I partiti dell’inciucio accampano nobili motivazioni e parlano di pacificazione nazionale? Il professor Zagrebelsky sente puzza di bruciato: «Chi di noi non è per la pace e per la pacificazione? Ma la pace è esigente, molto esigente. Non può esistere senza condizioni. La pace è la conseguenza della verità e della giustizia. Altrimenti, pacificare significa solo “normalizzare”». Preoccupazioni confermate dal dispositivo adottato per sviluppare la riforma istituzionale, la Convenzione bipartisan. «Perché dovrebbe essere affiancata da “esperti”, cioè da persone al fuori dei contrasti politici? Gli esperti sono a loro volta portatori di visioni politiche e saranno messi lì dai partiti in quanto corrispondano ai loro progetti. Saranno “maschere”. Mi auguro che in pochi accettino di assumere questo ruolo». Tanto più che l’attuale Costituzione, all’articolo 138, prevede già un procedimento lineare per mutare la Carta. Qui invece si vuole una procedura “blindata”: prima la Convenzione, poi il voto bloccato delle Camere – o sì, o no, senza emendamenti. «Mi chiedo come possano i parlamentari accettare una simile umiliazione».

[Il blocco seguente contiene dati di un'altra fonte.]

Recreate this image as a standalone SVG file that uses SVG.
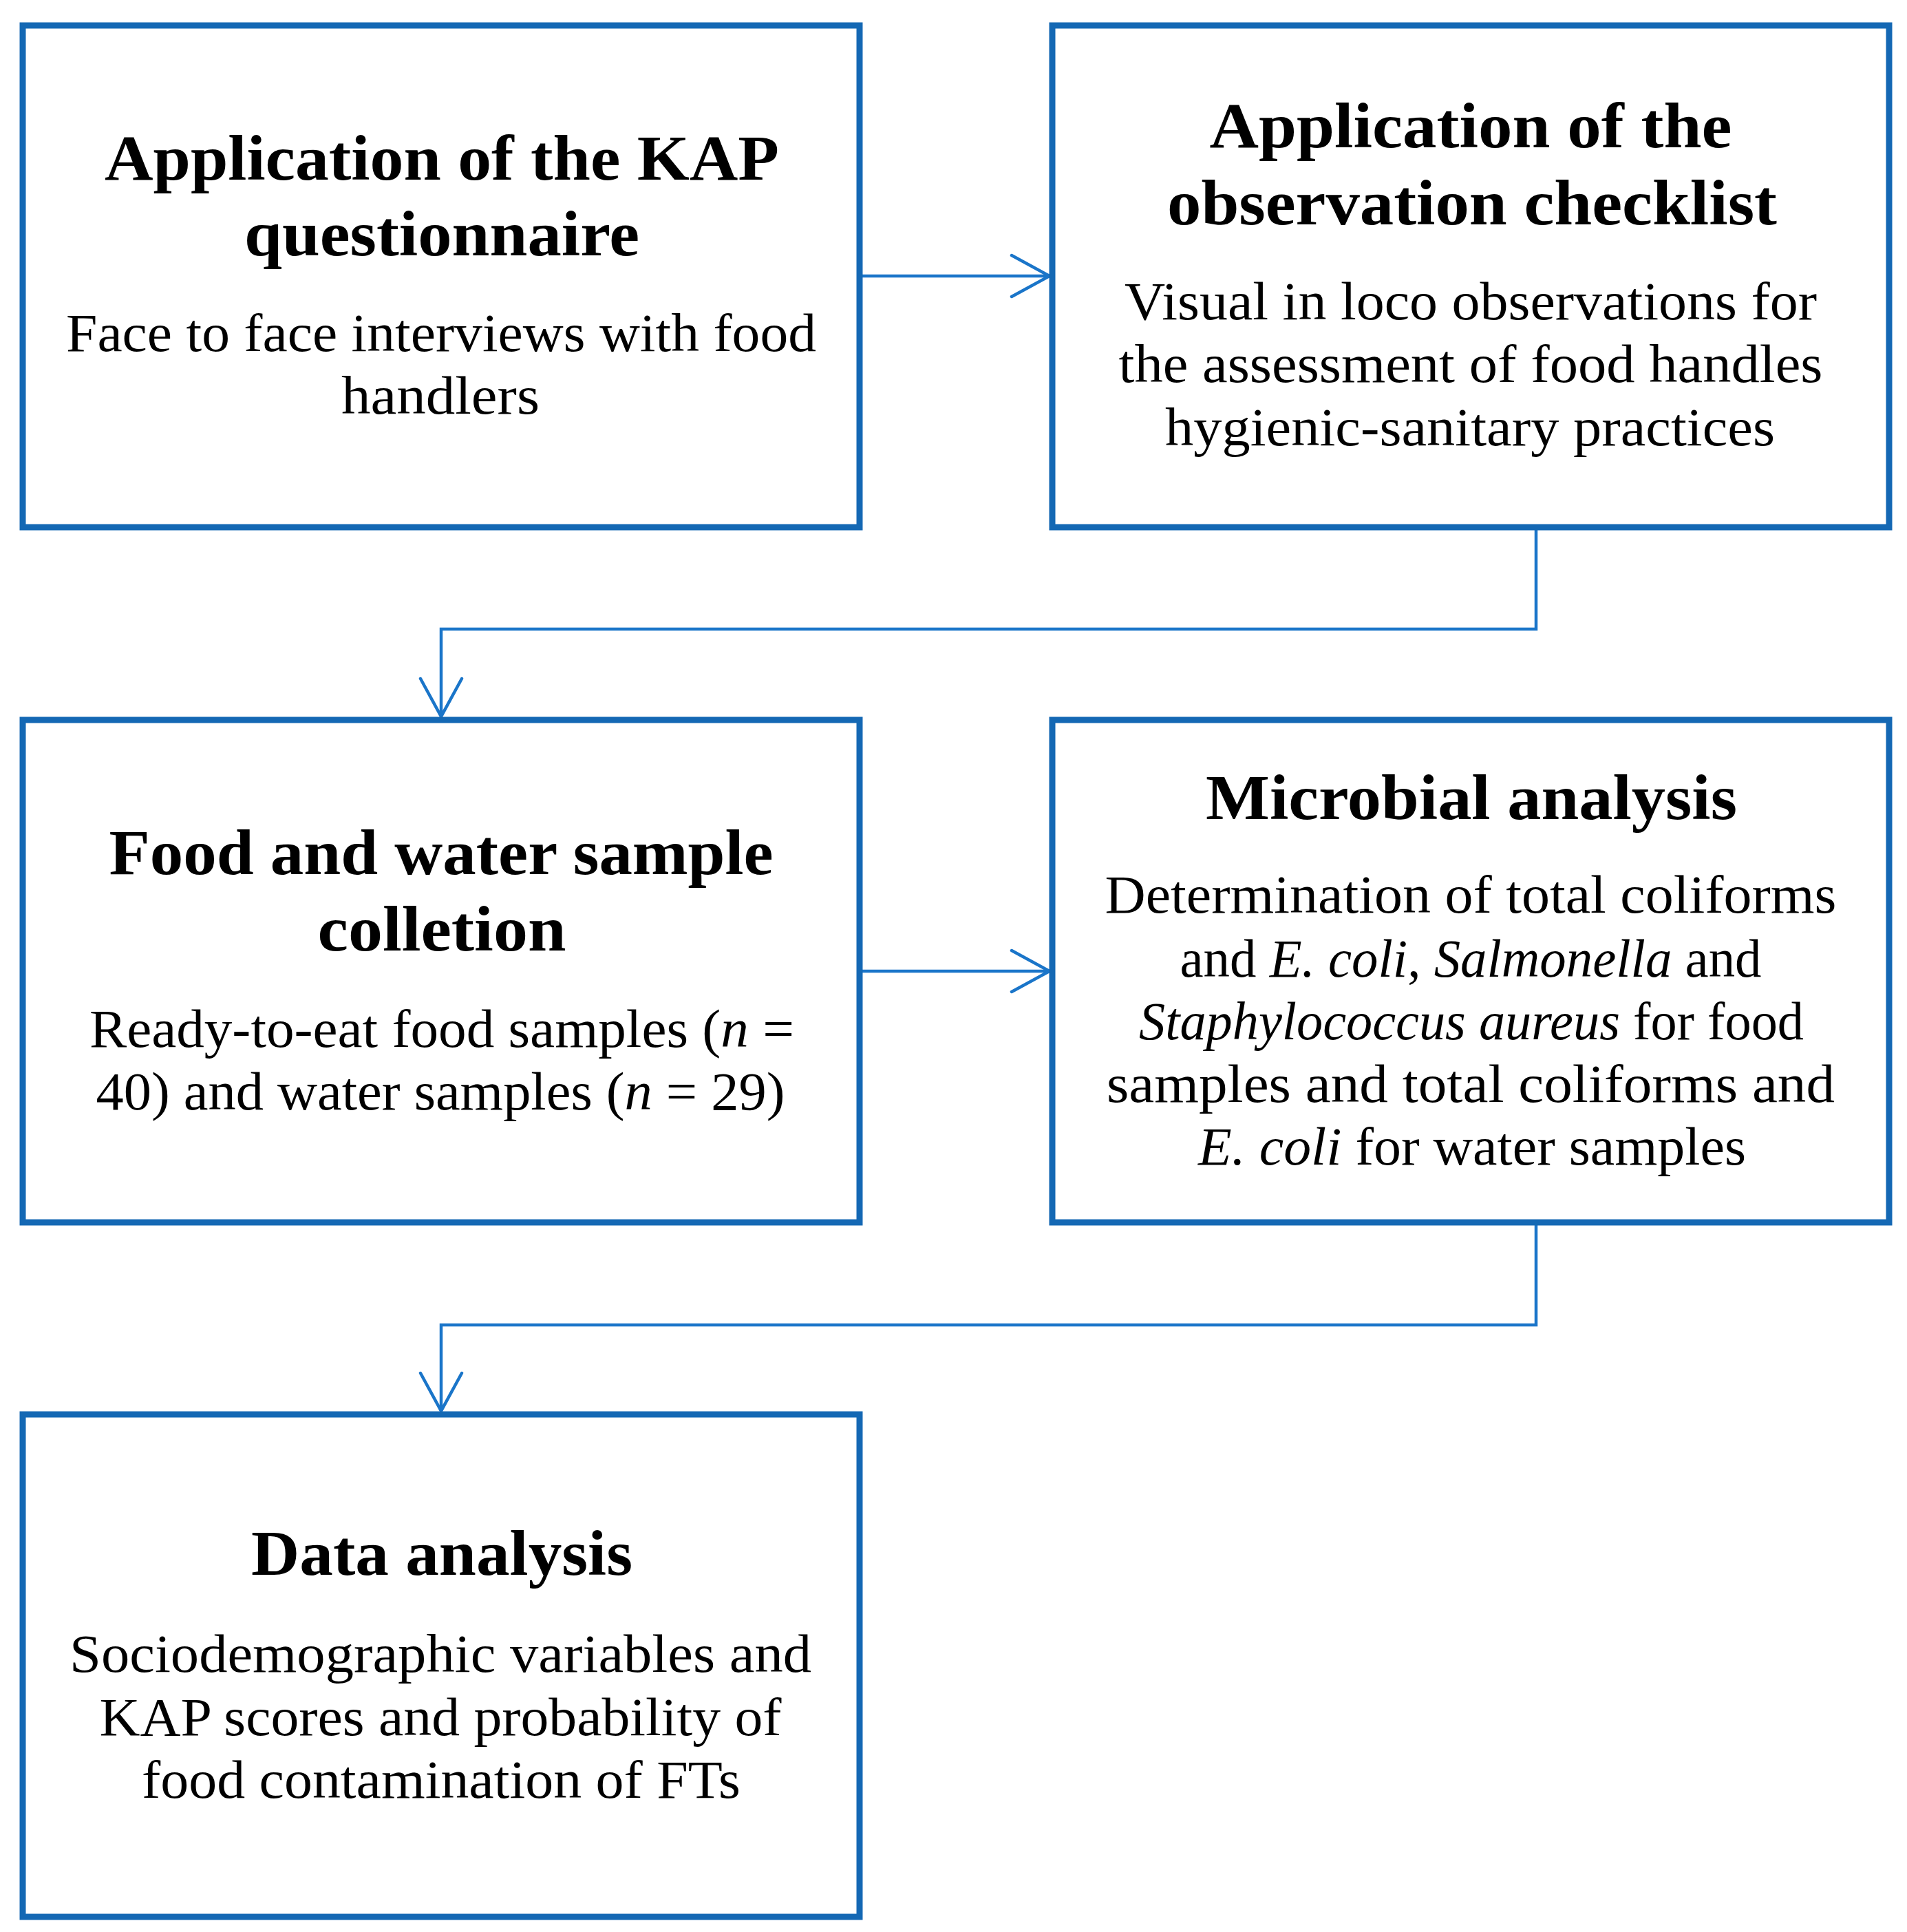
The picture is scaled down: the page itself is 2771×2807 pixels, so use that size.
<svg xmlns="http://www.w3.org/2000/svg" width="2771" height="2807" viewBox="0 0 2771 2807">
  <style>
    .box { fill: #ffffff; stroke: #1468B4; stroke-width: 9; }
    .conn { fill: none; stroke: #1A75C9; stroke-width: 4.5; stroke-linejoin: miter; }
    .title { font-family: "Liberation Serif", "Times New Roman", serif; font-weight: bold; font-size: 94px; fill: #000000; text-anchor: middle; }
    .body { font-family: "Liberation Serif", "Times New Roman", serif; font-size: 78px; fill: #000000; text-anchor: middle; }
    .it { font-style: italic; }
  </style>
  <defs>
    <marker id="arrow" markerUnits="userSpaceOnUse" markerWidth="80" markerHeight="80" refX="0" refY="0" viewBox="-70 -40 80 80" orient="auto" overflow="visible">
      <path d="M -55 -30 L 0 0 L -55 30" fill="none" stroke="#1A75C9" stroke-width="4.5" stroke-linecap="round" stroke-linejoin="miter"/>
    </marker>
  </defs>
  <rect width="2771" height="2807" fill="#ffffff"/>

  <g id="connectors">
    <path class="conn" d="M 1249 401 H 1525" marker-end="url(#arrow)"/>
    <path class="conn" d="M 2232 766 V 914 H 641 V 1041" marker-end="url(#arrow)"/>
    <path class="conn" d="M 1249 1411 H 1525" marker-end="url(#arrow)"/>
    <path class="conn" d="M 2232 1776 V 1925 H 641 V 2050" marker-end="url(#arrow)"/>
  </g>

  <g id="node-kap">
    <rect class="box" x="33" y="37" width="1216" height="729"/>
    <text class="title" x="642" y="261" textLength="980" lengthAdjust="spacingAndGlyphs">Application of the KAP</text>
    <text class="title" x="642" y="371" textLength="574" lengthAdjust="spacingAndGlyphs">questionnaire</text>
    <text class="body" x="641" y="510" textLength="1090" lengthAdjust="spacingAndGlyphs">Face to face interviews with food</text>
    <text class="body" x="640" y="601" textLength="288" lengthAdjust="spacingAndGlyphs">handlers</text>
  </g>

  <g id="node-checklist">
    <rect class="box" x="1529" y="37" width="1216" height="729"/>
    <text class="title" x="2137" y="214" textLength="759" lengthAdjust="spacingAndGlyphs">Application of the</text>
    <text class="title" x="2139" y="326" textLength="886" lengthAdjust="spacingAndGlyphs">observation checklist</text>
    <text class="body" x="2137" y="464" textLength="1006" lengthAdjust="spacingAndGlyphs">Visual in loco observations for</text>
    <text class="body" x="2137" y="555" textLength="1023" lengthAdjust="spacingAndGlyphs">the assessment of food handles</text>
    <text class="body" x="2136" y="647" textLength="886" lengthAdjust="spacingAndGlyphs">hygienic-sanitary practices</text>
  </g>

  <g id="node-sampling">
    <rect class="box" x="33" y="1046" width="1216" height="730"/>
    <text class="title" x="641" y="1270" textLength="965" lengthAdjust="spacingAndGlyphs">Food and water sample</text>
    <text class="title" x="642" y="1381" textLength="361" lengthAdjust="spacingAndGlyphs">colletion</text>
    <text class="body" x="642" y="1521" textLength="1024" lengthAdjust="spacingAndGlyphs">Ready-to-eat food samples (<tspan class="it">n</tspan> =</text>
    <text class="body" x="640" y="1612" textLength="1001" lengthAdjust="spacingAndGlyphs">40) and water samples (<tspan class="it">n</tspan> = 29)</text>
  </g>

  <g id="node-microbial">
    <rect class="box" x="1529" y="1046" width="1216" height="730"/>
    <text class="title" x="2138" y="1190" textLength="772" lengthAdjust="spacingAndGlyphs">Microbial analysis</text>
    <text class="body" x="2137" y="1326" textLength="1063" lengthAdjust="spacingAndGlyphs">Determination of total coliforms</text>
    <text class="body" x="2137" y="1419" textLength="845" lengthAdjust="spacingAndGlyphs">and <tspan class="it">E. coli</tspan>, <tspan class="it">Salmonella</tspan> and</text>
    <text class="body" x="2138" y="1510" textLength="966" lengthAdjust="spacingAndGlyphs"><tspan class="it">Staphylococcus aureus</tspan> for food</text>
    <text class="body" x="2137" y="1601" textLength="1058" lengthAdjust="spacingAndGlyphs">samples and total coliforms and</text>
    <text class="body" x="2139" y="1692" textLength="796" lengthAdjust="spacingAndGlyphs"><tspan class="it">E. coli</tspan> for water samples</text>
  </g>

  <g id="node-data">
    <rect class="box" x="33" y="2055" width="1216" height="730"/>
    <text class="title" x="642" y="2288" textLength="554" lengthAdjust="spacingAndGlyphs">Data analysis</text>
    <text class="body" x="640" y="2429" textLength="1078" lengthAdjust="spacingAndGlyphs">Sociodemographic variables and</text>
    <text class="body" x="640" y="2521" textLength="991" lengthAdjust="spacingAndGlyphs">KAP scores and probability of</text>
    <text class="body" x="641" y="2612" textLength="870" lengthAdjust="spacingAndGlyphs">food contamination of FTs</text>
  </g>
</svg>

Una procedura complicata ma anche totalmente estranea alla nostra Costituzione: «Per questo, si prevede – solo dopo – una ratifica con legge costituzionale, che è essa stessa la confessione che si agisce contro la Costituzione», accusa Zagrebelsky. Che rinnova domande imbarazzanti: «I nostri politici “costituenti” hanno un mandato? Chi li ha autorizzati? Sono stati eletti per questo? Basta la retorica delle riforme per legittimarli?». Il 2 giugno, Rodotà e Zagrebelsky diranno la loro. Ovvero: «Non solo che i contenuti della controriforma non ci piacciono, ma anche che il metodo è sospetto». Anche perché «sono in gioco nodi cruciali della nostra vita, non fredde operazioni di ingegneria costituzionale, come si vuol far credere». Lavoro, uguaglianza, giustizia sociale, diritti di tutti, cultura, salute, legalità e trasparenza: «Cose possibili indemocrazia, quando la si espande. Difficili o impossibili, quando la si restringe».